30 August 2011

Fundraising and Advocacy Fatigue

One of the (many many) cruel things about this disease is that fund-raising and advocacy for this illness has been largely left to the patients.

We're bedridden and might not have the energy to get up and brush our teeth, but we feel obligated to comment on an inaccurate or vilifying newspaper article. We're all struggling financially because of being unable to work and having to hire help for simple household tasks, but we scrap up a little bit to donate when there's a fund-raising event. We want hope, so we try to read scientific articles that are full of technical information that is difficult to understand, when we sometimes have brainfog so bad that we can barely read at all.

At some point, we have to remember to step back. That point will be in a different place for everyone. But we have to remember, we are patients. Our own personal health must come first.

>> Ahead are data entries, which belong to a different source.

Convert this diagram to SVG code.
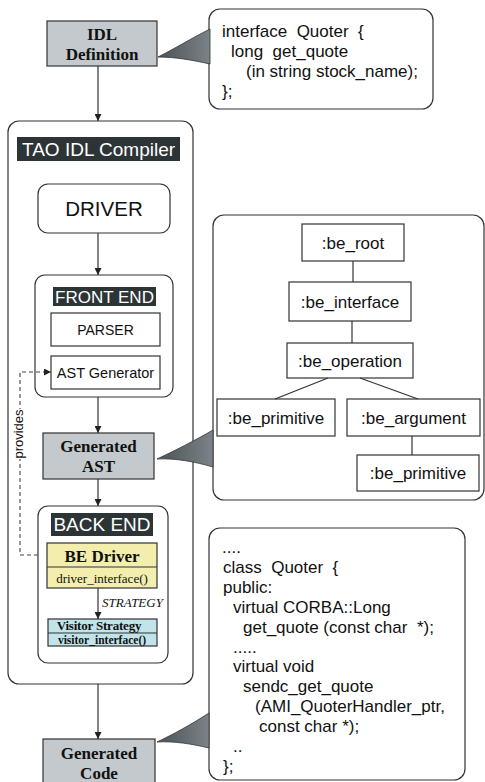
<svg xmlns="http://www.w3.org/2000/svg" width="485" height="782" viewBox="0 0 485 782">
<defs>
<marker id="ah" viewBox="0 0 10 10" refX="10" refY="5" markerWidth="7" markerHeight="7" orient="auto" markerUnits="userSpaceOnUse"><path d="M0,0 L10,5 L0,10 Z" fill="#222"/></marker>
<linearGradient id="wg" x1="0" y1="0" x2="1" y2="0"><stop offset="0" stop-color="#4a5256"/><stop offset="1" stop-color="#7b8388"/></linearGradient>
</defs>
<style>
.sans{font-family:"Liberation Sans",Arial,sans-serif}
.serif{font-family:"Liberation Serif","Times New Roman",serif}
.box{fill:#fff;stroke:#333;stroke-width:1.2}
.gray{fill:#c3c9cc;stroke:#333;stroke-width:1.2}
.lbl{fill:#2d3436}
.wt{fill:#fff}
.code{font-family:"Liberation Sans",Arial,sans-serif;font-size:17px;fill:#111;white-space:pre}
.node{font-family:"Liberation Sans",Arial,sans-serif;font-size:17px;fill:#111;text-anchor:middle}
.cl{stroke:#333;stroke-width:1.2;fill:none}
.wedge{fill:url(#wg);stroke:#333;stroke-width:0.8}
.bt{font-family:"Liberation Serif","Times New Roman",serif;font-weight:bold;font-size:17px;fill:#111;text-anchor:middle}
</style>
<rect width="485" height="782" fill="#fff"/>

<g id="idl-definition">
<rect class="gray" x="47" y="21" width="110" height="45"/>
<text class="bt" x="102" y="40">IDL</text>
<text class="bt" x="102" y="60">Definition</text>
</g>

<g id="idl-callout">
<rect class="box" x="209" y="9" width="224" height="100" rx="11"/>
<path class="wedge" d="M210,29 C192,38 172,50 158,57 C175,57 192,60 210,64 Z"/>
<text class="code" x="222" y="37">interface  Quoter  {</text>
<text class="code" x="231" y="57">long  get_quote</text>
<text class="code" x="246" y="77">(in string stock_name);</text>
<text class="code" x="222" y="97">};</text>
</g>

<g id="tao-idl-compiler">
<rect class="box" x="8" y="121" width="185" height="563" rx="11"/>
<rect class="lbl" x="17" y="137" width="163" height="24"/>
<text class="sans wt" x="98.5" y="156" font-size="19" text-anchor="middle">TAO IDL Compiler</text>
</g>

<g id="driver">
<rect class="box" x="38" y="184" width="132" height="49" rx="10"/>
<text class="sans" x="104" y="216" font-size="20.5" text-anchor="middle" fill="#111">DRIVER</text>
</g>

<g id="front-end">
<rect class="box" x="35" y="275" width="138" height="122" rx="10"/>
<rect class="lbl" x="53" y="287" width="103" height="19"/>
<text class="sans wt" x="104.5" y="303" font-size="17" text-anchor="middle">FRONT END</text>
</g>

<g id="parser">
<rect class="box" x="51" y="313" width="109" height="33"/>
<text class="sans" x="105.5" y="335" font-size="14" text-anchor="middle" fill="#111">PARSER</text>
</g>

<g id="ast-generator">
<rect class="box" x="51" y="356" width="109" height="33"/>
<text class="sans" x="105.5" y="378" font-size="14.5" text-anchor="middle" fill="#111">AST Generator</text>
</g>

<g id="generated-ast">
<rect class="gray" x="43" y="433" width="111" height="46"/>
<text class="bt" x="98.5" y="452">Generated</text>
<text class="bt" x="98.5" y="472">AST</text>
</g>

<g id="ast-callout">
<rect class="box" x="213" y="215" width="271" height="285" rx="11"/>
<path class="wedge" d="M213,430 C196,440 172,452 157,459 C176,458 196,462 213,467 Z"/>
</g>

<g id="be-root">
<rect class="box" x="302" y="224" width="102" height="37"/>
<text class="node" x="353" y="249">:be_root</text>
</g>
<g id="be-interface">
<rect class="box" x="289" y="282" width="122" height="39"/>
<text class="node" x="350" y="308">:be_interface</text>
</g>
<g id="be-operation">
<rect class="box" x="287" y="343" width="126" height="35"/>
<text class="node" x="350" y="367">:be_operation</text>
</g>
<g id="be-primitive-1">
<rect class="box" x="217" y="399" width="118" height="37"/>
<text class="node" x="276" y="424">:be_primitive</text>
</g>
<g id="be-argument">
<rect class="box" x="347" y="399" width="133" height="37"/>
<text class="node" x="413.5" y="424">:be_argument</text>
</g>
<g id="be-primitive-2">
<rect class="box" x="357" y="455" width="122" height="36"/>
<text class="node" x="418" y="479">:be_primitive</text>
</g>

<g id="back-end">
<rect class="box" x="38" y="506" width="130" height="157" rx="10"/>
<rect class="lbl" x="51" y="513" width="102" height="23"/>
<text class="sans wt" x="102" y="531" font-size="19" text-anchor="middle">BACK END</text>
</g>

<g id="be-driver">
<rect x="47" y="543" width="110" height="45" fill="#f3eeae" stroke="#333" stroke-width="1.2"/>
<line x1="47" y1="567" x2="157" y2="567" stroke="#333" stroke-width="1"/>
<text class="bt" x="102" y="562">BE Driver</text>
<text class="serif" x="102" y="583" font-size="13" text-anchor="middle" fill="#111">driver_interface()</text>
</g>

<g id="visitor-strategy">
<rect x="48" y="619" width="109" height="27" fill="#c0e4e9" stroke="#333" stroke-width="1.2"/>
<line x1="48" y1="633" x2="157" y2="633" stroke="#333" stroke-width="1"/>
<text class="serif" x="99" y="630" font-size="13" font-weight="bold" text-anchor="middle" fill="#111" letter-spacing="-0.2">Visitor Strategy</text>
<text class="serif" x="102" y="644" font-size="11.5" font-weight="bold" text-anchor="middle" fill="#111">visitor_interface()</text>
</g>

<g id="generated-code">
<rect class="gray" x="43" y="739" width="112" height="50"/>
<text class="bt" x="99" y="759">Generated</text>
<text class="bt" x="99" y="779">Code</text>
</g>

<g id="code-callout">
<rect class="box" x="209" y="528" width="256" height="252" rx="11"/>
<path class="wedge" d="M209,713 C192,724 172,735 157,742 C175,741 192,744 209,748 Z"/>
<text class="code" x="222" y="553">....</text>
<text class="code" x="223" y="573">class  Quoter  {</text>
<text class="code" x="223" y="593">public:</text>
<text class="code" x="233" y="613">virtual CORBA::Long</text>
<text class="code" x="243" y="633">get_quote (const char  *);</text>
<text class="code" x="233" y="653">.....</text>
<text class="code" x="233" y="672">virtual void</text>
<text class="code" x="243" y="692">sendc_get_quote</text>
<text class="code" x="255" y="712">(AMI_QuoterHandler_ptr,</text>
<text class="code" x="259" y="732">const char *);</text>
<text class="code" x="233" y="752">..</text>
<text class="code" x="223" y="772">};</text>
</g>

<g id="connectors">
<line class="cl" x1="98" y1="66" x2="98" y2="121" marker-end="url(#ah)"/>
<line class="cl" x1="98" y1="233" x2="98" y2="275" marker-end="url(#ah)"/>
<line class="cl" x1="98" y1="397" x2="98" y2="433" marker-end="url(#ah)"/>
<line class="cl" x1="98" y1="479" x2="98" y2="506" marker-end="url(#ah)"/>
<line class="cl" x1="98" y1="588" x2="98" y2="619" marker-end="url(#ah)"/>
<line class="cl" x1="98" y1="684" x2="98" y2="739" marker-end="url(#ah)"/>
<line class="cl" x1="353" y1="261" x2="353" y2="282"/>
<line class="cl" x1="352" y1="321" x2="352" y2="343"/>
<line class="cl" x1="328" y1="378" x2="275" y2="399"/>
<line class="cl" x1="360" y1="378" x2="418" y2="399"/>
<line class="cl" x1="412" y1="436" x2="412" y2="455"/>
<path d="M38,555 L20,555 L20,372 L51,372" fill="none" stroke="#444" stroke-width="1.1" stroke-dasharray="4,3" marker-end="url(#ah)"/>
<rect x="12" y="409" width="14" height="50" fill="#fff"/>
<text class="sans" transform="translate(23,434) rotate(-90)" font-size="13" text-anchor="middle" fill="#111">provides</text>
<text class="serif" x="102" y="607" font-size="13" font-style="italic" fill="#111">STRATEGY</text>
</g>
</svg>
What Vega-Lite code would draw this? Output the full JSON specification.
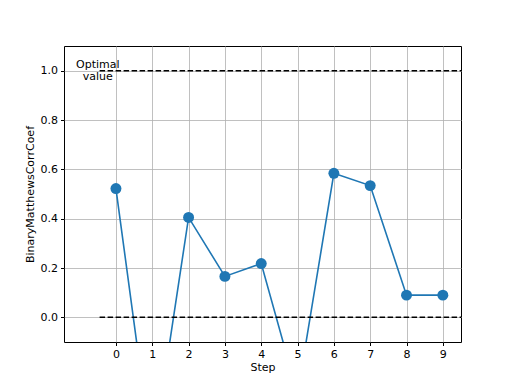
{
  "$schema": "https://vega.github.io/schema/vega-lite/v6.json",
  "width": 397,
  "height": 296,
  "autosize": {"type": "none"},
  "padding": {"left": 64, "top": 46, "right": 51, "bottom": 42},
  "config": {
    "font": "DejaVu Sans",
    "view": {"stroke": "black", "strokeWidth": 1},
    "axis": {
      "labelFont": "DejaVu Sans", "labelFontSize": 11, "labelColor": "black",
      "titleFont": "DejaVu Sans", "titleFontSize": 11, "titleFontWeight": "normal", "titleColor": "black",
      "gridColor": "#b0b0b0", "gridWidth": 0.8, "gridOpacity": 1,
      "tickColor": "black", "tickSize": 3.5, "domain": false, "labelPadding": 3
    }
  },
  "datasets": {
    "mcc": [
      {"step": 0, "value": 0.522},
      {"step": 1, "value": -0.57},
      {"step": 2, "value": 0.405},
      {"step": 3, "value": 0.166},
      {"step": 4, "value": 0.218},
      {"step": 5, "value": -0.31},
      {"step": 6, "value": 0.584},
      {"step": 7, "value": 0.534},
      {"step": 8, "value": 0.09},
      {"step": 9, "value": 0.09}
    ],
    "ref": [
      {"x0": -0.45, "x1": 9.5, "y": 1.0},
      {"x0": -0.45, "x1": 9.5, "y": 0.0}
    ],
    "label": [
      {"x": -0.5, "y": 1.022, "text": "Optimal\nvalue"}
    ]
  },
  "layer": [
    {
      "data": {"name": "mcc"},
      "mark": {"type": "line", "color": "#1f77b4", "strokeWidth": 1.6, "clip": true},
      "encoding": {
        "x": {"field": "step", "type": "quantitative", "scale": {"domain": [-1.43, 9.5], "nice": false, "zero": false},
              "axis": {"values": [0,1,2,3,4,5,6,7,8,9], "title": "Step", "format": "d", "titlePadding": 2}},
        "y": {"field": "value", "type": "quantitative", "scale": {"domain": [-0.1, 1.1], "nice": false, "zero": false},
              "axis": {"values": [0,0.2,0.4,0.6,0.8,1.0], "format": ".1f", "title": "BinaryMatthewsCorrCoef", "titlePadding": 5}}
      }
    },
    {
      "data": {"name": "mcc"},
      "mark": {"type": "point", "filled": true, "color": "#1f77b4", "size": 120, "opacity": 1, "clip": true},
      "encoding": {
        "x": {"field": "step", "type": "quantitative"},
        "y": {"field": "value", "type": "quantitative"}
      }
    },
    {
      "data": {"name": "ref"},
      "mark": {"type": "rule", "color": "black", "strokeWidth": 1.5, "strokeDash": [5.5, 2.5], "clip": true},
      "encoding": {
        "x": {"field": "x0", "type": "quantitative"},
        "x2": {"field": "x1"},
        "y": {"field": "y", "type": "quantitative"}
      }
    },
    {
      "data": {"name": "label"},
      "mark": {"type": "text", "color": "black", "fontSize": 11, "font": "DejaVu Sans", "align": "center", "baseline": "middle", "lineBreak": "\n", "lineHeight": 12},
      "encoding": {
        "x": {"field": "x", "type": "quantitative"},
        "y": {"field": "y", "type": "quantitative"},
        "text": {"field": "text"}
      }
    }
  ]
}
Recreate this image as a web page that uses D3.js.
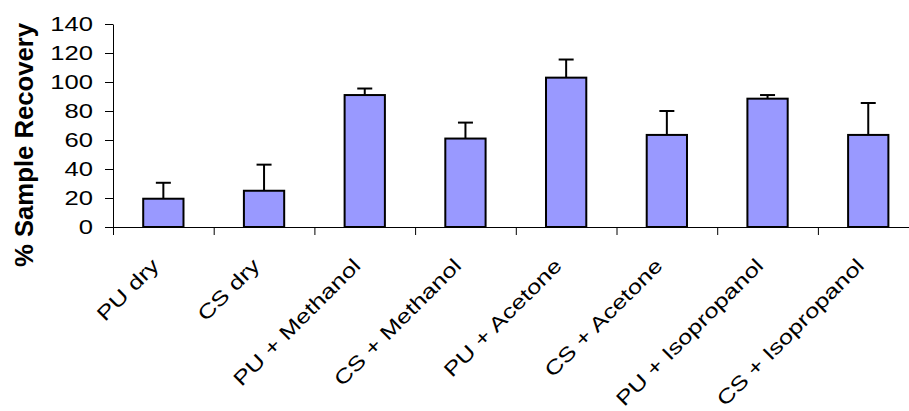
<!DOCTYPE html>
<html>
<head>
<meta charset="utf-8">
<script src="https://cdn.jsdelivr.net/npm/d3@7"></script>
<style>
  body { margin: 0; background: #fff; }
  text { font-family: "Liberation Sans", Arial, sans-serif; fill: #000; }
</style>
</head>
<body>
<div id="chart-area"></div>
<script>
// values
const categories = ["PU dry", "CS dry", "PU + Methanol", "CS + Methanol",
    "PU + Acetone", "CS + Acetone", "PU + Isopropanol", "CS + Isopropanol"];
const recovery = [19.5, 25, 91, 61, 103, 63.5, 88.5, 63.5];
const errorUp = [11, 18, 4.5, 11, 12.5, 16.5, 2.5, 22];
const yTicks = [0, 20, 40, 60, 80, 100, 120, 140];
const yLabel = "% Sample Recovery";

const width = 909, height = 411;
const margins = { top: 24, left: 113 };
const step = 100.7,
    plotHeight = 203,
    axisY = margins.top + plotHeight;
const stretch = 1.28; // the original fonts are drawn wide

const rows = categories.map((c, i) => ({ name: c, value: recovery[i], err: errorUp[i] }));

const svg = d3.select("#chart-area")
    .append("svg")
    .attr("width", width)
    .attr("height", height)
    .style("display", "block");

const scaleX = d3.scaleBand()
    .domain(categories)
    .range([margins.left, margins.left + step * categories.length])
    .paddingInner(0.6)
    .paddingOuter(0.3);
const scaleEdge = d3.scaleLinear()
    .domain([0, categories.length])
    .range([margins.left, margins.left + step * categories.length]);
const scaleY = d3.scaleLinear().domain([0, 140]).range([axisY, margins.top]);

// bars
svg.append("g")
    .attr("class", "bars")
    .selectAll("rect")
    .data(rows)
    .enter().append("rect")
    .attr("x", d => scaleX(d.name))
    .attr("y", d => scaleY(d.value))
    .attr("width", scaleX.bandwidth())
    .attr("height", d => scaleY(0) - scaleY(d.value))
    .attr("fill", "#9999ff")
    .attr("stroke", "#000")
    .attr("stroke-width", 2);

// error bars (upper only)
const errs = svg.append("g")
    .attr("class", "errors")
    .attr("stroke", "#000")
    .attr("stroke-width", 2)
    .selectAll("g")
    .data(rows)
    .enter().append("g")
    .attr("transform", d => `translate(${scaleX(d.name) + scaleX.bandwidth() / 2},0)`);

errs.append("line")
    .attr("y1", d => scaleY(d.value))
    .attr("y2", d => scaleY(d.value + d.err));

errs.append("line")
    .attr("x1", -7.5)
    .attr("x2", 7.5)
    .attr("y1", d => scaleY(d.value + d.err))
    .attr("y2", d => scaleY(d.value + d.err));

// y axis
const yAxis = svg.append("g")
    .attr("class", "y-axis")
    .attr("transform", `translate(${margins.left},0)`)
    .call(d3.axisLeft(scaleY).tickValues(yTicks).tickSize(8).tickSizeOuter(0));

yAxis.selectAll("path, line").attr("stroke", "#000");
yAxis.selectAll("text")
    .attr("x", null)
    .attr("font-size", 20)
    .attr("font-family", "'Liberation Sans', Arial, sans-serif")
    .attr("transform", `translate(-20,0) scale(${stretch},1)`);

// x axis: ticks sit on the category edges
const xAxis = svg.append("g")
    .attr("class", "x-axis")
    .attr("transform", `translate(0,${axisY})`)
    .call(d3.axisBottom(scaleEdge)
        .tickValues(d3.range(categories.length + 1))
        .tickSize(8)
        .tickSizeOuter(0)
        .tickFormat(""));

xAxis.selectAll("path, line").attr("stroke", "#000");

svg.append("g")
    .attr("class", "x-labels")
    .selectAll("text")
    .data(categories)
    .enter().append("text")
    .attr("text-anchor", "end")
    .attr("font-size", 20)
    .attr("transform", d => `translate(${scaleX(d) + scaleX.bandwidth() / 2 - 3},${axisY + 40}) rotate(-45) scale(${stretch},1)`)
    .text(d => d);

svg.append("text")
    .attr("class", "y-label")
    .attr("transform", `translate(33,${margins.top + 121}) rotate(-90)`)
    .attr("text-anchor", "middle")
    .attr("font-size", 25)
    .attr("font-weight", "bold")
    .attr("textLength", 244)
    .attr("lengthAdjust", "spacingAndGlyphs")
    .text(yLabel);
</script>
</body>
</html>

Today I deleted the bookmark to the Vivint Gives Back project and was hit with a huge wave of relief. Don't get me wrong, I'm immensely grateful to Vivint Gives Back. But every day I had to remember to vote. Every day, 3 clicks, one to open the link, one to login, one to vote. It wasn't much. Hardly any effort at all. And yet it was a relief to be done with it.

We want to help others who are ill. We want to be advocates. We want to believe that we can write that blog post or Tweet or newspaper comment that makes someone believe us, that changes minds. We want to believe that the few pounds we can scrape up to donate will make a difference. We want to believe that we'll find something in the scientific journals that we can take to our GP and turn into a useful treatment.

And now this post is turning into something I didn't expect, as I realize something. I have been reading How to Be Sick by Toni Bernhard and tweeting some of the passages from my Kindle. And earlier I tweeted this passage. It's about how, as the Buddha said, "the origin of suffering is desire". It's the desire for things to be other than how they are that brings us suffering. And that's what we have to watch for when we engage in these advocacy activities. We must try to avoid getting so attached to them that they hurt our health and, more importantly, our mental well being. We have suffered enough.

There was another prophet who said "The poor will always be with us." He did not mean that we should not care for the poor, but that it was permissible to set that struggle aside sometimes, and care for our own physical and spiritual needs. If we need to take a break from ME/CFS advocacy for a time, the fight will still be waiting for us when we return.


  1. I'm not sick myself, but sometimes it's important just for mental health to learn to detach a little.

    This cartoon sums it up for me.

    None of this means that our efforts are worthless. Just that it's good to remember to breathe.